Cuando el campo se queda vacío, el monte se convierte en un polvorín. La falta de actividad humana multiplica la carga de combustible y facilita que cualquier chispa se convierta en un gran incendio.
Incendios más intensos y más largos
Los expertos lo llaman continuidad forestal: extensiones de masas arboladas sin apenas interrupciones de cultivos o pastizales que antes actuaban como cortafuegos naturales. A esto se suma el cambio climático, que intensifica las sequías y las olas de calor, alargando la temporada de riesgo y haciendo los incendios más intensos.

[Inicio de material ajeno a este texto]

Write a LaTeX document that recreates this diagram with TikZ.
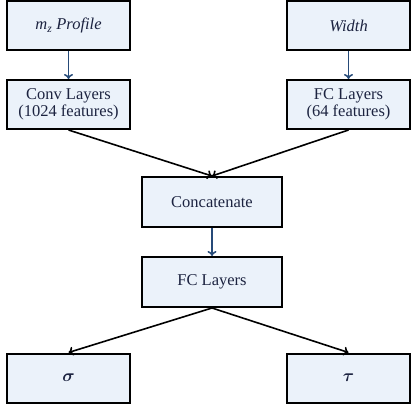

El resultado es una tendencia clara: cada vez menos incendios, pero más grandes. Según datos del Ministerio para la Transición Ecológica, los llamados “grandes incendios forestales”, aquellos que superan las 500 hectáreas quemadas, han aumentado en las últimas décadas, con especial incidencia en comunidades como Castilla y León, Galicia, Extremadura, Aragón y la Comunidad Valenciana.
El precio del abandono
El coste de estos incendios no se mide solo en hectáreas arrasadas. Hay un impacto directo en la pérdida de biodiversidad, en la erosión de los suelos, en la emisión masiva de CO₂ y en la economía local, ya de por sí debilitada. Cada verano, miles de hectáreas de encinas, viñedos o castañares quedan reducidas a cenizas, comprometiendo el futuro de explotaciones familiares que dependen de la tierra para subsistir.
Paradójicamente, el fuego se convierte en un acelerador de la despoblación: los pueblos pierden todavía más atractivo y recursos tras un gran incendio, lo que impulsa a muchos jóvenes a marcharse definitivamente.
Nueva gestión del territorio
Los especialistas coinciden en que la clave no está solo en más aviones y más bomberos, sino en recuperar la gestión activa del medio rural. Eso implica fomentar la agricultura y la ganadería extensivas, apoyar a los pequeños productores y recuperar prácticas tradicionales como el aprovechamiento de la biomasa o el pastoreo, que contribuyen a mantener el monte limpio.
Organizaciones y colectivos rurales reclaman también planes de repoblación y desarrollo económico, que fijen población en los pueblos y devuelvan la vida a zonas que hoy están condenadas al abandono.
Es un hecho que los incendios no se apagan en verano; se apagan en invierno. Se apagan con pueblos vivos, con gente en el territorio, con cultivos que rompen la continuidad del bosque. Si se deja morir al campo, lo único que crecerá será el fuego.